A friend of mine recently made a blog post, Complete, Yet Incomplete, about a book having so many great things about it, yet parts of it failed. She asked her readers several questions, such as how we consider a story a success, or if we didn’t like a book by an author, would we attempt to read that author again?
In The Murderer’s Daughters by Randy Susan Meyers, I can honestly answer with a booming response that this book is a success and I’d definitely read another one of her books. It was the first since The Book Thief where I wanted the end to tie everything up in a little bow, yet even though that didn’t happen I was content (with a smile). The Murderer’s Daughters is beautifully written and executed with emotional depth and truth from two points of views (POV)—Merry and Lulu (the daughters).

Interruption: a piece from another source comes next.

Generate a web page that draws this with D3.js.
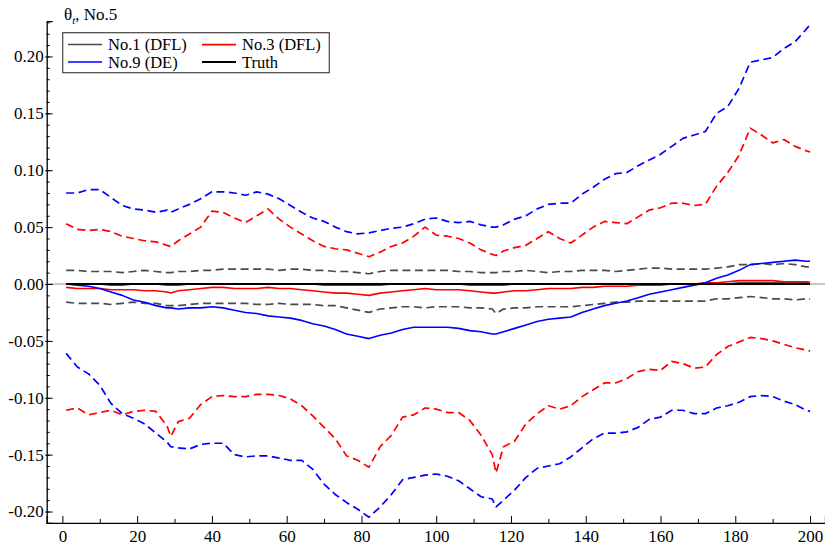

This book spans about 30-years of Merry and Lulu’s lives. They struggle with who they are and how to get through life after family abandons them, spending years in an orphanage and then college to be free of other’s help. Each girl has her own demand of life, very different from the other, and each one remembers from the age of loss. “Trying to catch memories of mama felt like trying to hold rain.” (173)
The story begins with Merry (the youngest) and Lulu’s (the oldest) father killing their mother, stabbing Merry and trying to kill himself. From the first page, my throat constricted and I cried for these two girls.
Essentially, Mama regarded me as a miniature hand server:
Grab me a Pepsi, Lulu.
Get the milk for your sister’s cereal.
Go to the store and buy me a pack of Winstons.
Then one day she upped the stakes:Don’t let Daddy in the apartment.
Each chapter is Merry and Lulu’s POV of how they see the world, their father, and how they cope with life. Lulu, the oldest and practical thinker, tries to bury the past and makes plans to better their lives—it’s her survival mechanism. Merry, the youngest and emotional child, tries to please her father by visiting and relies on her sister’s direction. Many times they are at odds for their feelings toward their daddy. Lulu wants nothing to do with him while Merry feels obligated because daddy has no one else. How they deal with their father is how they deal with life; one wants to be free of the past and the other can’t let go.
The Murderer’s Daughters reveals the struggles and sadness when horror strikes a home. It shows the after effects of how a family has to pick up the pieces and carry on; some unable to glue the pieces together; and some tossing them away. As Merry said, “Did he know that sometimes I hated people so much it burned?” (40)
I highly recommend The Murderer’s Daughters. You won’t be disappointed.